Taken together as a comprehensive system, these meditation techniques enable the practitioner to achieve the highest benefits and divine goal of the ancient yoga science.

1. Energization Exercises: A series of psychophysical exercises developed by Paramahansa Yogananda in 1916 to prepare the body for meditation. Regular practice promotes mental and physical relaxation and develops dynamic will power. Making use of the breath, life force, and concentrated attention, the technique enables one to draw abundant energy consciously into the body, purifying and strengthening all the body parts systematically in turn. The Energization Exercises, which take about fifteen minutes to perform, are one of the most effective means of eliminating stress and nervous tension. Practicing them prior to meditation is a great help in entering a calm, interiorized state of awareness.
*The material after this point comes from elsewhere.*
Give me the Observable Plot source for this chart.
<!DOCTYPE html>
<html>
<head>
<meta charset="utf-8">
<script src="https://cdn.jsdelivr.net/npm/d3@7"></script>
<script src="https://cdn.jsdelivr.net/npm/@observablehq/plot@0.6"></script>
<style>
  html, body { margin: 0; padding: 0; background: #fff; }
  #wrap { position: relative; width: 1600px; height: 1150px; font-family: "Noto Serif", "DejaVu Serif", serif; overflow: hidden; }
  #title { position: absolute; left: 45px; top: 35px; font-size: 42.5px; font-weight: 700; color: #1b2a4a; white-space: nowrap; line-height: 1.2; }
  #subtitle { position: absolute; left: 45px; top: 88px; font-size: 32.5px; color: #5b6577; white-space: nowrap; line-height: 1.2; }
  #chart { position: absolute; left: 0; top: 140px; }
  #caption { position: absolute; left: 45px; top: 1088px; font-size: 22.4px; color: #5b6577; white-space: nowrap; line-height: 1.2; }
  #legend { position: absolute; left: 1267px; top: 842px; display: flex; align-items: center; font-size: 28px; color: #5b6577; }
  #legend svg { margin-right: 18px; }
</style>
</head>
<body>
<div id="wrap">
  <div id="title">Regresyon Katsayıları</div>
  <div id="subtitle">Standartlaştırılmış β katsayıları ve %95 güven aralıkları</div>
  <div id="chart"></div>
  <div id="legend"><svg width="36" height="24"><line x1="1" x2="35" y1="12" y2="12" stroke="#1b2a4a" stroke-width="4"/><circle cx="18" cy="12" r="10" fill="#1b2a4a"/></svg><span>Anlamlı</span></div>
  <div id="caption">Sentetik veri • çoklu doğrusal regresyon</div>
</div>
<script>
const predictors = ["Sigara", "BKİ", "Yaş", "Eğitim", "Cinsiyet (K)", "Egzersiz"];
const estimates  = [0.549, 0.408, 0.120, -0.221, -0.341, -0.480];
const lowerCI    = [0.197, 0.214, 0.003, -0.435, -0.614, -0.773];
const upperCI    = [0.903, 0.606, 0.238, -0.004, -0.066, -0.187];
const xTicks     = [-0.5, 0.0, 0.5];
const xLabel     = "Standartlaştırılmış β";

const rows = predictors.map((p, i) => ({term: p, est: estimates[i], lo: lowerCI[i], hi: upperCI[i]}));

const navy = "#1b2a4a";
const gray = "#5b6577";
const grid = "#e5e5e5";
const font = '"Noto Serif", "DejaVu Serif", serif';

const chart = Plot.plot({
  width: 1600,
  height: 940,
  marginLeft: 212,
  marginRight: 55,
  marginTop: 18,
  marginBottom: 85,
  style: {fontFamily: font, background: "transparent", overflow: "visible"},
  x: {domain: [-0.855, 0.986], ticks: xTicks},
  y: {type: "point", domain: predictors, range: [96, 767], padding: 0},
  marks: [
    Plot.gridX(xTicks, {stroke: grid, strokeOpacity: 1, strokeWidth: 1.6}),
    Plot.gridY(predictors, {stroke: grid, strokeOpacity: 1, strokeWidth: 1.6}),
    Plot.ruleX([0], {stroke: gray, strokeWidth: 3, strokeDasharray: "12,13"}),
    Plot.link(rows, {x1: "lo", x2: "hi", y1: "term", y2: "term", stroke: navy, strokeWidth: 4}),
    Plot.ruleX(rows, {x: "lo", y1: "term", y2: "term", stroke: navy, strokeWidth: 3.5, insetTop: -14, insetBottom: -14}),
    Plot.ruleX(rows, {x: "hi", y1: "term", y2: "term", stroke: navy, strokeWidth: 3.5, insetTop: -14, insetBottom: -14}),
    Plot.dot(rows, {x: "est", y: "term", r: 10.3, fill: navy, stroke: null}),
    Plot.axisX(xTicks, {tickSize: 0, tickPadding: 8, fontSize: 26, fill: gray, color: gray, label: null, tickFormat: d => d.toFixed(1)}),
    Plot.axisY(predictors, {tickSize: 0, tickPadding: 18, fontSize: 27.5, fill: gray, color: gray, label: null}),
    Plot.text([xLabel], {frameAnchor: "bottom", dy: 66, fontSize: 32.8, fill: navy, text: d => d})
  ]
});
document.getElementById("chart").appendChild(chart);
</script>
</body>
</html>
2. Meditation Posture: Hong-Sau Technique of Concentration helps to develop one’s latent powers of concentration. Through practice of this technique one learns to withdraw thought and energy from outward distractions so that they may be focused on any goal to be achieved or problem to be solved. Or one may direct that concentrated attention toward realizing the Divine Consciousness within.
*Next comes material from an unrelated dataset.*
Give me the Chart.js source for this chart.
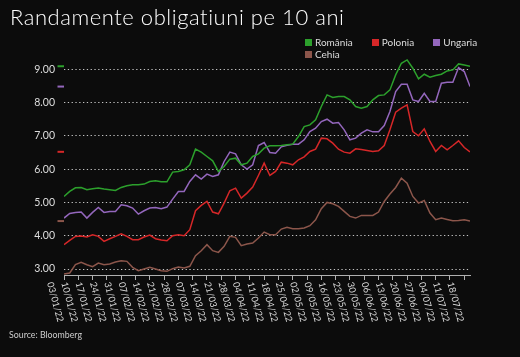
<!DOCTYPE html>
<html>
<head>
<meta charset="utf-8">
<script src="https://cdn.jsdelivr.net/npm/chart.js@4.4.1/dist/chart.umd.min.js"></script>
<style>
  html, body { margin:0; padding:0; background:#0c0c0c; width:520px; height:357px; overflow:hidden; }
  #wrap { position:relative; width:520px; height:357px; }
  #c { position:absolute; left:0; top:0; }
  #title { position:absolute; left:10px; top:6px; font-family:Lato, sans-serif; font-weight:300; font-size:22px; letter-spacing:0.55px; line-height:22px; color:#fff; white-space:nowrap; }
  #legend { position:absolute; left:305px; top:36px; width:200px; display:flex; flex-wrap:wrap; column-gap:19px; row-gap:0; }
  .li { display:inline-flex; align-items:center; height:12px; font-family:Lato, sans-serif; font-size:10px; line-height:12px; color:#ddd; white-space:nowrap; }
  .li span.b { display:inline-block; width:7px; height:7px; margin-right:3px; }
  #source { position:absolute; left:9px; top:330px; font-family:Lato, sans-serif; font-size:8.8px; line-height:9px; color:#ccc; white-space:nowrap; }
</style>
</head>
<body>
<div id="wrap">
  <canvas id="c" width="520" height="357"></canvas>
  <div id="title">Randamente obligatiuni pe 10 ani</div>
  <div id="legend"></div>
  <div id="source">Source: Bloomberg</div>
</div>
<script>
// business-day index (0 = 03/01/22)
const days = [0,2,4,6,8,10,12,14,16,18,20,22,24,26,28,30,32,34,36,38,40,42,44,46,48,50,52,54,56,58,60,62,64,66,68,70,72,74,76,78,80,82,84,86,88,90,92,94,96,98,100,102,104,106,108,110,112,114,116,118,120,122,124,126,128,130,132,134,136,138,140,142];

const romania = [5.18,5.33,5.44,5.45,5.38,5.41,5.43,5.40,5.38,5.36,5.45,5.50,5.53,5.53,5.55,5.63,5.65,5.62,5.62,5.91,5.93,5.98,6.13,6.60,6.51,6.38,6.25,5.93,6.08,6.30,6.33,6.13,6.18,6.38,6.46,6.63,6.70,6.70,6.71,6.73,6.75,6.98,7.28,7.33,7.48,7.88,8.23,8.15,8.18,8.18,8.08,7.88,7.83,7.88,8.08,8.21,8.23,8.38,8.83,9.18,9.28,9.03,8.71,8.85,8.76,8.81,8.85,8.95,8.98,9.16,9.13,9.09];

const polonia = [3.73,3.86,3.98,3.99,3.96,4.03,3.98,3.83,3.91,3.98,4.06,3.98,3.88,3.88,3.96,4.02,3.91,3.87,3.85,4.00,4.03,4.00,4.18,4.75,4.91,5.03,4.71,4.66,4.98,5.35,5.43,5.13,5.28,5.46,5.81,6.18,5.81,5.93,6.21,6.18,6.13,6.28,6.37,6.53,6.60,6.93,6.91,6.78,6.60,6.51,6.48,6.61,6.59,6.56,6.53,6.55,6.71,7.18,7.71,7.83,7.93,7.13,7.00,7.21,6.83,6.53,6.71,6.58,6.71,6.85,6.65,6.52];

const ungaria = [4.53,4.67,4.70,4.71,4.53,4.70,4.85,4.70,4.73,4.73,4.93,4.90,4.83,4.65,4.75,4.83,4.85,4.81,4.86,5.10,5.33,5.33,5.63,5.83,5.70,5.85,5.78,5.83,6.23,6.51,6.46,6.13,6.00,6.13,6.71,6.80,6.50,6.48,6.67,6.72,6.75,6.75,6.88,7.13,7.23,7.43,7.50,7.38,7.40,7.18,6.88,6.93,7.08,7.18,7.12,7.12,7.31,7.73,8.33,8.55,8.55,8.08,8.03,8.28,8.03,8.03,8.58,8.61,8.61,9.05,8.93,8.48];

const cehia = [2.85,2.88,3.13,3.20,3.13,3.07,3.18,3.13,3.15,3.21,3.25,3.23,3.05,2.95,3.00,3.05,3.00,2.95,2.93,3.01,3.06,3.03,3.08,3.40,3.55,3.73,3.55,3.50,3.68,3.98,3.95,3.70,3.75,3.78,3.93,4.11,4.03,4.03,4.20,4.25,4.21,4.21,4.23,4.30,4.48,4.81,5.00,4.96,4.88,4.73,4.58,4.53,4.61,4.61,4.61,4.71,5.03,5.25,5.45,5.73,5.58,5.18,4.98,5.06,4.68,4.48,4.53,4.49,4.45,4.46,4.48,4.44];

const seriesNames = ['România','Polonia','Ungaria','Cehia'];
const seriesColors = ['#2ca02c','#d62728','#9467bd','#8c564b'];
const yTicks = [3,4,5,6,7,8,9];
const tickLabels = ['03/01/22','10/01/22','17/01/22','24/01/22','31/01/22','07/02/22','14/02/22','21/02/22','28/02/22','07/03/22','14/03/22','21/03/22','28/03/22','04/04/22','11/04/22','18/04/22','25/04/22','02/05/22','09/05/22','16/05/22','23/05/22','30/05/22','06/06/22','13/06/22','20/06/22','27/06/22','04/07/22','11/07/22','18/07/22'];
const tickStep = 5; // business days per week

// legend (HTML)
const lg = document.getElementById('legend');
seriesNames.forEach((n,i)=>{
  const d = document.createElement('div'); d.className='li';
  const b = document.createElement('span'); b.className='b'; b.style.background = seriesColors[i];
  d.appendChild(b); d.appendChild(document.createTextNode(n)); lg.appendChild(d);
});

const allSeries = [romania, polonia, ungaria, cehia];
const datasets = allSeries.map((s,i)=>({
  label: seriesNames[i],
  data: days.map((d,j)=>({x:d, y:s[j]})),
  borderColor: seriesColors[i],
  backgroundColor: seriesColors[i],
  borderWidth: 1.5,
  pointRadius: 0,
  tension: 0,
  fill: false
}));

const extras = {
  id: 'extras',
  afterDraw(chart) {
    const ctx = chart.ctx, xs = chart.scales.x, ys = chart.scales.y;
    // last-value markers
    ctx.save();
    ctx.lineWidth = 2;
    allSeries.forEach((s,i)=>{
      const py = ys.getPixelForValue(s[s.length-1]);
      ctx.strokeStyle = seriesColors[i];
      ctx.beginPath(); ctx.moveTo(xs.left - 6.5, py); ctx.lineTo(xs.left, py); ctx.stroke();
    });
    ctx.restore();
    // rotated x tick labels
    ctx.save();
    ctx.font = '9.3px Lato, sans-serif';
    ctx.fillStyle = '#dddddd';
    ctx.textAlign = 'left';
    ctx.textBaseline = 'alphabetic';
    xs.ticks.forEach((t,k)=>{
      const px = xs.getPixelForValue(t.value);
      ctx.save();
      ctx.translate(px - 17, xs.top + 8);
      ctx.rotate(75 * Math.PI / 180);
      ctx.fillText(tickLabels[k] || '', 0, 0);
      ctx.restore();
    });
    ctx.restore();
  }
};

new Chart(document.getElementById('c'), {
  type: 'line',
  data: { datasets },
  plugins: [extras],
  options: {
    responsive: false,
    animation: false,
    devicePixelRatio: 1,
    layout: { padding: { left: 0, top: 57.6, right: 50, bottom: 82 } },
    plugins: { legend: { display: false }, tooltip: { enabled: false }, title: { display: false } },
    scales: {
      x: {
        type: 'linear', min: 0, max: 142,
        afterBuildTicks: s => { s.ticks = tickLabels.map((_,k)=>({ value: k * tickStep })); },
        afterFit: s => { s.height = 0; },
        ticks: { display: false },
        grid: { drawOnChartArea: false, drawTicks: true, tickLength: 5, color: '#b0b0b0', lineWidth: 1 },
        border: { display: true, color: '#b0b0b0', width: 1 }
      },
      y: {
        type: 'linear', min: 2.82, max: 9.35,
        afterBuildTicks: s => { s.ticks = yTicks.map(v=>({ value: v })); },
        afterFit: s => { s.width = 64; },
        ticks: { padding: 9, color: '#dddddd', font: { family: 'Lato', size: 10.5 }, callback: v => Number(v).toFixed(2) },
        grid: { color: 'rgba(215,215,215,0.9)', lineWidth: 1, drawTicks: false },
        border: { display: false, dash: [1.3, 2.5] }
      }
    }
  }
});
</script>
</body>
</html>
3. Aum Technique of Meditation shows one how to use the power of concentration in the highest way to discover and develop the divine qualities of one’s own true Self. This ancient method teaches how to experience the all-pervading Divine Presence as Aum, the Word or Holy Ghost that underlies and sustains all creation. The technique expands the awareness beyond limitations of body and mind to the joyous realization of one’s infinite potential.

4. Kriya Yoga Technique
Kriya is an advanced Raja Yoga technique of pranayama (life-energy control). Kriya reinforces and revitalizes subtle currents of life energy (prana) in the spine and brain. The ancient seers of India (rishis) perceived the brain and spine as the tree of life. Out of the subtle cerebrospinal centers of life and consciousness (chakras) flow the energies that enliven all the nerves and every organ and tissue of the body. The yogis discovered that by revolving the life current continuously up and down the spine by the special technique of Kriya Yoga, it is possible to greatly accelerate one’s spiritual evolution and awareness.

Correct practice of Kriya Yoga enables the normal activities of the heart and lungs and nervous system to slow down naturally, producing deep inner stillness of body and mind and freeing the attention from the usual turbulence of thoughts, emotions, and sensory perceptions. In the clarity of that inner stillness, one comes to experience a deepening interior peace and attunement with one’s soul and with God.

This gradual introduction has a purpose. A mountain climber seeking to scale the Himalayas must first acclimatize and condition himself before ascending the peaks. So the seeker needs this initial period to acclimatize his or her habits and thoughts, condition the mind with concentration and devotion, and practice directing the body’s life energy. Then the yogi is prepared to ascend the spinal highway of realization.